> _SHORT TASK_
Wherever the word "this" shows up in a line, please copy that line.

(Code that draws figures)
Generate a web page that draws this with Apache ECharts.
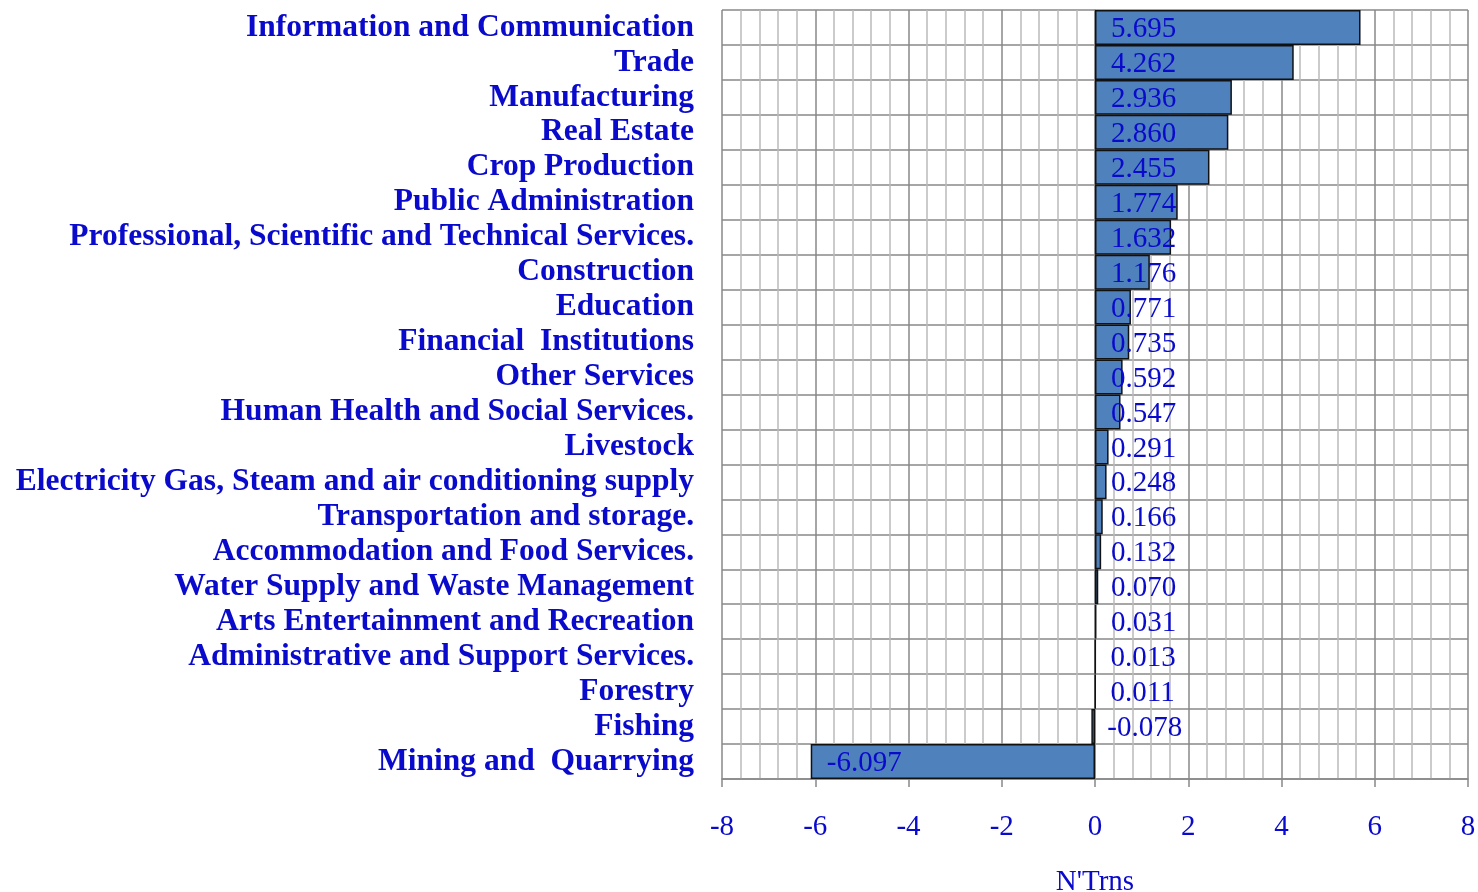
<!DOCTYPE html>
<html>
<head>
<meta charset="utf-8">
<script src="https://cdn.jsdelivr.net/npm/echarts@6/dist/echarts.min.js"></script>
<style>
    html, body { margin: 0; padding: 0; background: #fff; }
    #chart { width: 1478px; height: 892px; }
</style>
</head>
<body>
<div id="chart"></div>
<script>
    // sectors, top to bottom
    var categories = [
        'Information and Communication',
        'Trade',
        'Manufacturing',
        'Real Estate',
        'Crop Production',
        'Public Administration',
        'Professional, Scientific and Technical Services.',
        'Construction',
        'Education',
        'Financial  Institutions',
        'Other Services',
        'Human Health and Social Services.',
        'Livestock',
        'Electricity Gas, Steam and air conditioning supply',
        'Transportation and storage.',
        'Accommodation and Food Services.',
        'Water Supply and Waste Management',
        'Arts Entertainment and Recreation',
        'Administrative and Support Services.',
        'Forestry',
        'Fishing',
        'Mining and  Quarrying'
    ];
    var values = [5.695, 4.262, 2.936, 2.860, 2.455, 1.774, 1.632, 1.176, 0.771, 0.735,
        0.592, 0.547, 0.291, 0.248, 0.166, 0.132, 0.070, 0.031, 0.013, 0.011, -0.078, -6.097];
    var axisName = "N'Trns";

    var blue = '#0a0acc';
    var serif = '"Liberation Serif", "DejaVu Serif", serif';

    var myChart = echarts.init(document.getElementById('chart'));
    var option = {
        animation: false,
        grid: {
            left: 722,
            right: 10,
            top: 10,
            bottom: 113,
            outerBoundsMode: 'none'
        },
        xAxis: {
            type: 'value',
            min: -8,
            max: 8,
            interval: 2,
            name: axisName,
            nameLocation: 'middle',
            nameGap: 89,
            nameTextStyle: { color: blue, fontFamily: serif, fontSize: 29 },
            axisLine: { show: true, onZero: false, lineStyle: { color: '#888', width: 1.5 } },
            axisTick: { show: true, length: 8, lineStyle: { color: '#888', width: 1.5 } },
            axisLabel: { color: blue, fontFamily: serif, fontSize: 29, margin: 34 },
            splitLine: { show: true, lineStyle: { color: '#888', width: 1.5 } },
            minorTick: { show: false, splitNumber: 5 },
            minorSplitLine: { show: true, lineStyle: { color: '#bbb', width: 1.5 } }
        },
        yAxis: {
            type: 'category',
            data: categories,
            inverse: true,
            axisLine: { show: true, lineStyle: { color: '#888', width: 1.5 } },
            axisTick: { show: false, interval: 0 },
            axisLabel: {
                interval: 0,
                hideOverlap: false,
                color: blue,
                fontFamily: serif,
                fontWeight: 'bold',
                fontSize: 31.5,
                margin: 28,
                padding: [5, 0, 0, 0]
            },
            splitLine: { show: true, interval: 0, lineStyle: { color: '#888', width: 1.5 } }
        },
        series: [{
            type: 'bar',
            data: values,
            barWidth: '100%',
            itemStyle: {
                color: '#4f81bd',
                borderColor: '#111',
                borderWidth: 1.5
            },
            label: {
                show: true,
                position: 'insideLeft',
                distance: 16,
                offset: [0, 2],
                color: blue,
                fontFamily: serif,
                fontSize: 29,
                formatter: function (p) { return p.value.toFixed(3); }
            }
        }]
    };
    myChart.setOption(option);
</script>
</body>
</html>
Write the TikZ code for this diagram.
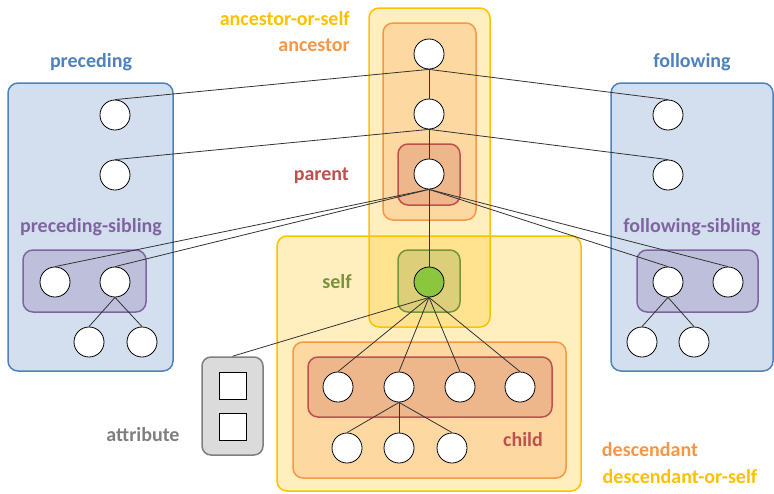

> _EXERCISE RESPONSE_
Generate a web page that draws this with Apache ECharts.
Write the TikZ code for this diagram.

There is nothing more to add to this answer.